» Requirements
Return the lines below exactly, from the first line to the line that contains "a_405n = a_488". Leave out pictures.

» Given material
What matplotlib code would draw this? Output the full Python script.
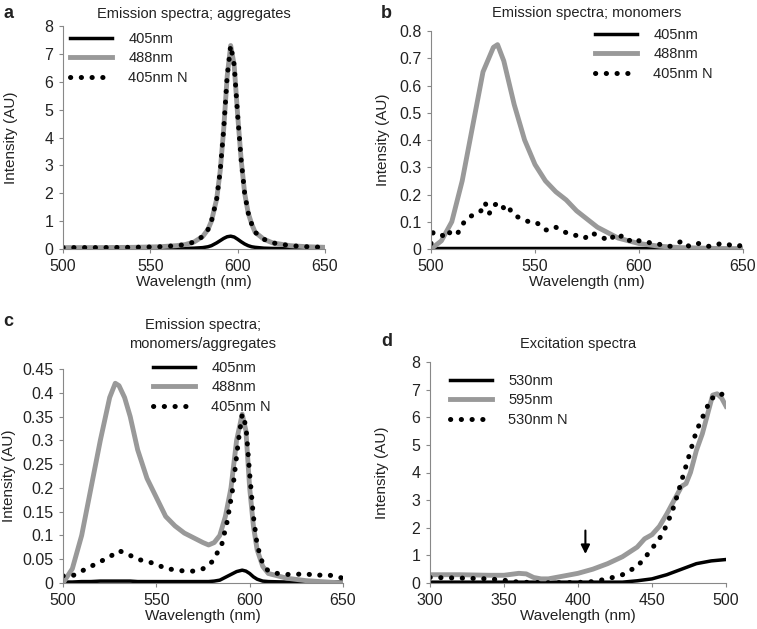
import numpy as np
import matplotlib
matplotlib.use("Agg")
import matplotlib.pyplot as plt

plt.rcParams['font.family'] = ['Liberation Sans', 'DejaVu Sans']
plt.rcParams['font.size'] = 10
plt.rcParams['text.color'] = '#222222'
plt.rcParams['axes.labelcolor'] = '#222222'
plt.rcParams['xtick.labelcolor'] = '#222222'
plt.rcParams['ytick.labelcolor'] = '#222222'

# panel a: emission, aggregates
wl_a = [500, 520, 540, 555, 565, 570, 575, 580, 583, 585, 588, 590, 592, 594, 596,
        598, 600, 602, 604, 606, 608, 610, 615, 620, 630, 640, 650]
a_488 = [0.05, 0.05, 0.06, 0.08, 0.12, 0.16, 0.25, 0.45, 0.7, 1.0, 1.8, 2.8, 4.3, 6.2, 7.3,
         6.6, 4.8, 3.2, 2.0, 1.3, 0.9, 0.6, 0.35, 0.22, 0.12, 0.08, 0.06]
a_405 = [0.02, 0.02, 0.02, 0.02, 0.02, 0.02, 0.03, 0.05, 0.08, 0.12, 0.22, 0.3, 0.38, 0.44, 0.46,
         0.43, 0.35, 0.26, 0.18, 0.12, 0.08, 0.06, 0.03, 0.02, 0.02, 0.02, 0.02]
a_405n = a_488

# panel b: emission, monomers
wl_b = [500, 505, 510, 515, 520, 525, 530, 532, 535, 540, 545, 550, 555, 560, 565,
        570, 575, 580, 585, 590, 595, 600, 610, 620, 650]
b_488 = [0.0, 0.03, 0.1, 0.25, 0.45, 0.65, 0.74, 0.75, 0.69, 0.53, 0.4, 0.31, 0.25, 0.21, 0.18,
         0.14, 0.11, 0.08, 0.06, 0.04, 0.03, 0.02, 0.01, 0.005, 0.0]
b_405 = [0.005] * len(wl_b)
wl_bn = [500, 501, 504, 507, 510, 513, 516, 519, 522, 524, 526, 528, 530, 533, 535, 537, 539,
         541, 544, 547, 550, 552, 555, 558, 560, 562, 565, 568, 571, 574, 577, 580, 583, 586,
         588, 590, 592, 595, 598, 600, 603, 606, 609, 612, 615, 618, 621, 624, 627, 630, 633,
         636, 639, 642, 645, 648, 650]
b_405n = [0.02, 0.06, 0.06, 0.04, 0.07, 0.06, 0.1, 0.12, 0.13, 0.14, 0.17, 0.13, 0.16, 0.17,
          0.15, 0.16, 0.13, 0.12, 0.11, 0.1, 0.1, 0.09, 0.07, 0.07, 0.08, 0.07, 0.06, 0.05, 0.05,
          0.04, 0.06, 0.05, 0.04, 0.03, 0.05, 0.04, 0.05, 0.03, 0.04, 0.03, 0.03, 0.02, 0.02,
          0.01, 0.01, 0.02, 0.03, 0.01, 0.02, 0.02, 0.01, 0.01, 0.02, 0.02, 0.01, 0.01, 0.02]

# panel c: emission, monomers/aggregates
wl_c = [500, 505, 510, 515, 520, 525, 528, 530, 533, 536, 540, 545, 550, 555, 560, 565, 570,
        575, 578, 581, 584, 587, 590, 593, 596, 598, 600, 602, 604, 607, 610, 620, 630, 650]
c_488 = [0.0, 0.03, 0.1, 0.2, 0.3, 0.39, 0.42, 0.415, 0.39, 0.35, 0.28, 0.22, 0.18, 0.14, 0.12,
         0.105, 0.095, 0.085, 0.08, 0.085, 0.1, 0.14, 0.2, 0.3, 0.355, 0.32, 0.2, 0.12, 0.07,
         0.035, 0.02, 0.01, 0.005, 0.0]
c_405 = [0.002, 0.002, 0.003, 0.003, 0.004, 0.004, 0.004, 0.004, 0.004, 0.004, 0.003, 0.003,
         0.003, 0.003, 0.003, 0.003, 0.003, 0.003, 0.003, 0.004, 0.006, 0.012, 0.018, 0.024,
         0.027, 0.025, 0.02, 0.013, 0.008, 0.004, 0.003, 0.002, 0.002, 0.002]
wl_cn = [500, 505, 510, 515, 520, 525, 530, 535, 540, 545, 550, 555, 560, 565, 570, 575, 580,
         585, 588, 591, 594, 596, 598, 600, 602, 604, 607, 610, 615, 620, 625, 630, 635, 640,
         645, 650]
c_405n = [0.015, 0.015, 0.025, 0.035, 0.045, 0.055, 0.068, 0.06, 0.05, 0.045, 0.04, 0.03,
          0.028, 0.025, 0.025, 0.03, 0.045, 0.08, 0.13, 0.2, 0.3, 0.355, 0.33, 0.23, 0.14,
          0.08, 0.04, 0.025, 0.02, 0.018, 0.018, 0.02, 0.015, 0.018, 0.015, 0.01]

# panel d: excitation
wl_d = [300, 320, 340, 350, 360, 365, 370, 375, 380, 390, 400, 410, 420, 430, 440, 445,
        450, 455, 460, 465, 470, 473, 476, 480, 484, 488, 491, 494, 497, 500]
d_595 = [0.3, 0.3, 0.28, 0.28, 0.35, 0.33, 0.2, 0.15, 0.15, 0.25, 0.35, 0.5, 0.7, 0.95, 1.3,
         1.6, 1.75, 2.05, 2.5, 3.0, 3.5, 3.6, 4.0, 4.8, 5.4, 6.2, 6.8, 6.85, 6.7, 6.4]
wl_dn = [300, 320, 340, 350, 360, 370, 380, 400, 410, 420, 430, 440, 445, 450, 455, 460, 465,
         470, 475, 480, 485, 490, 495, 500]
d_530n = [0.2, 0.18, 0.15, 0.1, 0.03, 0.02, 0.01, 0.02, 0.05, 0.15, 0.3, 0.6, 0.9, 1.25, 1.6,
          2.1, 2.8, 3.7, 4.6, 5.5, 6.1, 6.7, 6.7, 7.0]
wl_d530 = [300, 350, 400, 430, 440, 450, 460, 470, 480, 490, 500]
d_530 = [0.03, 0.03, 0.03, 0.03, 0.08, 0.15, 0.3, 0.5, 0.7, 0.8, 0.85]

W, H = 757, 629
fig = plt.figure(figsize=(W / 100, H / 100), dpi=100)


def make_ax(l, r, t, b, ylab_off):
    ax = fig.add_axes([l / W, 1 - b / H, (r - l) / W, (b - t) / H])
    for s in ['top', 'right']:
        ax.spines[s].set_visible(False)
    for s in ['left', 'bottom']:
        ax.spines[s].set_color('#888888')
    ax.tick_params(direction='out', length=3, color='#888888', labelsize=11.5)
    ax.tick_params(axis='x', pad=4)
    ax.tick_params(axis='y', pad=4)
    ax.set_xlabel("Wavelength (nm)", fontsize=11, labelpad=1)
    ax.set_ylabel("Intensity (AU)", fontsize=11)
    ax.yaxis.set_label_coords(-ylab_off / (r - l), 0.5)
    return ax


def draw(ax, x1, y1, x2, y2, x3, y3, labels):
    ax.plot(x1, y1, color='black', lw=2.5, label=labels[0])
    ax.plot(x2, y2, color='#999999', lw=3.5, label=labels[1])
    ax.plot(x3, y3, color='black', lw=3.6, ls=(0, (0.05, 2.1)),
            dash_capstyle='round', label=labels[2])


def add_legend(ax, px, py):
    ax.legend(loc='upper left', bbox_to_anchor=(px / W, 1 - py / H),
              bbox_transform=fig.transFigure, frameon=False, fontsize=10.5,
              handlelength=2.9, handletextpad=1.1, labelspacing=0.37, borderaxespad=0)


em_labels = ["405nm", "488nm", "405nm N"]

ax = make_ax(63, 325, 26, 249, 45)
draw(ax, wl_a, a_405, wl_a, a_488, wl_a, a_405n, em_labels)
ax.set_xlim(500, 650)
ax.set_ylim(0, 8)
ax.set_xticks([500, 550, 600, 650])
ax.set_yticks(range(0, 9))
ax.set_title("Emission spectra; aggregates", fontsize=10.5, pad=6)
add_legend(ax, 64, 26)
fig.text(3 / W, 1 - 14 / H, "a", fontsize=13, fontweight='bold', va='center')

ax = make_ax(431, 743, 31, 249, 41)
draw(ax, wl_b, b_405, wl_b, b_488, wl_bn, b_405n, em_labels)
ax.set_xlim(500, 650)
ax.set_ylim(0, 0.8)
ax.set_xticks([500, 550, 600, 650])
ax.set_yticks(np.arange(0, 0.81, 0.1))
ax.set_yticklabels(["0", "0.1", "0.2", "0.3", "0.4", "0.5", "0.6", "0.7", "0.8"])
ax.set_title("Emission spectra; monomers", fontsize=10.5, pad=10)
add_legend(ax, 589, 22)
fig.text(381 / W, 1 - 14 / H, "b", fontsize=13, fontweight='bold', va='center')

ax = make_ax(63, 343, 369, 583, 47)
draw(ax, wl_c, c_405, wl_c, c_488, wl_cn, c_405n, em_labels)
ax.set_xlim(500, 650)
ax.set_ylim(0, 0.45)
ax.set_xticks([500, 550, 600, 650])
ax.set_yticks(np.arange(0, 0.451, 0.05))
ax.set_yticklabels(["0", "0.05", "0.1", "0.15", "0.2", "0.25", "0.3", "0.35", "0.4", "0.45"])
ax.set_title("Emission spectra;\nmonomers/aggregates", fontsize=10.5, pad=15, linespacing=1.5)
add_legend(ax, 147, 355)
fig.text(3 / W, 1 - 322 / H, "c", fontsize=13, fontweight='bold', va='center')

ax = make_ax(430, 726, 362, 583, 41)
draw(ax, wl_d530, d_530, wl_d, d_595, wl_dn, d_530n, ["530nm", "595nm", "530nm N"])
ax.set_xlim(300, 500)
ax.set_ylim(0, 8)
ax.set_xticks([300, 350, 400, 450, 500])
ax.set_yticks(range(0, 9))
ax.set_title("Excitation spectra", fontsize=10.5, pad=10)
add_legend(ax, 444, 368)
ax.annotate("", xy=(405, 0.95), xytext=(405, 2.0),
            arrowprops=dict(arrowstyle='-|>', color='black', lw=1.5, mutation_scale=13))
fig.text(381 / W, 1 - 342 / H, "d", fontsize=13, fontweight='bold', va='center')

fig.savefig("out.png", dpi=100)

» Response to the exercise
What matplotlib code would draw this? Output the full Python script.
import numpy as np
import matplotlib
matplotlib.use("Agg")
import matplotlib.pyplot as plt

plt.rcParams['font.family'] = ['Liberation Sans', 'DejaVu Sans']
plt.rcParams['font.size'] = 10
plt.rcParams['text.color'] = '#222222'
plt.rcParams['axes.labelcolor'] = '#222222'
plt.rcParams['xtick.labelcolor'] = '#222222'
plt.rcParams['ytick.labelcolor'] = '#222222'

# panel a: emission, aggregates
wl_a = [500, 520, 540, 555, 565, 570, 575, 580, 583, 585, 588, 590, 592, 594, 596,
        598, 600, 602, 604, 606, 608, 610, 615, 620, 630, 640, 650]
a_488 = [0.05, 0.05, 0.06, 0.08, 0.12, 0.16, 0.25, 0.45, 0.7, 1.0, 1.8, 2.8, 4.3, 6.2, 7.3,
         6.6, 4.8, 3.2, 2.0, 1.3, 0.9, 0.6, 0.35, 0.22, 0.12, 0.08, 0.06]
a_405 = [0.02, 0.02, 0.02, 0.02, 0.02, 0.02, 0.03, 0.05, 0.08, 0.12, 0.22, 0.3, 0.38, 0.44, 0.46,
         0.43, 0.35, 0.26, 0.18, 0.12, 0.08, 0.06, 0.03, 0.02, 0.02, 0.02, 0.02]
a_405n = a_488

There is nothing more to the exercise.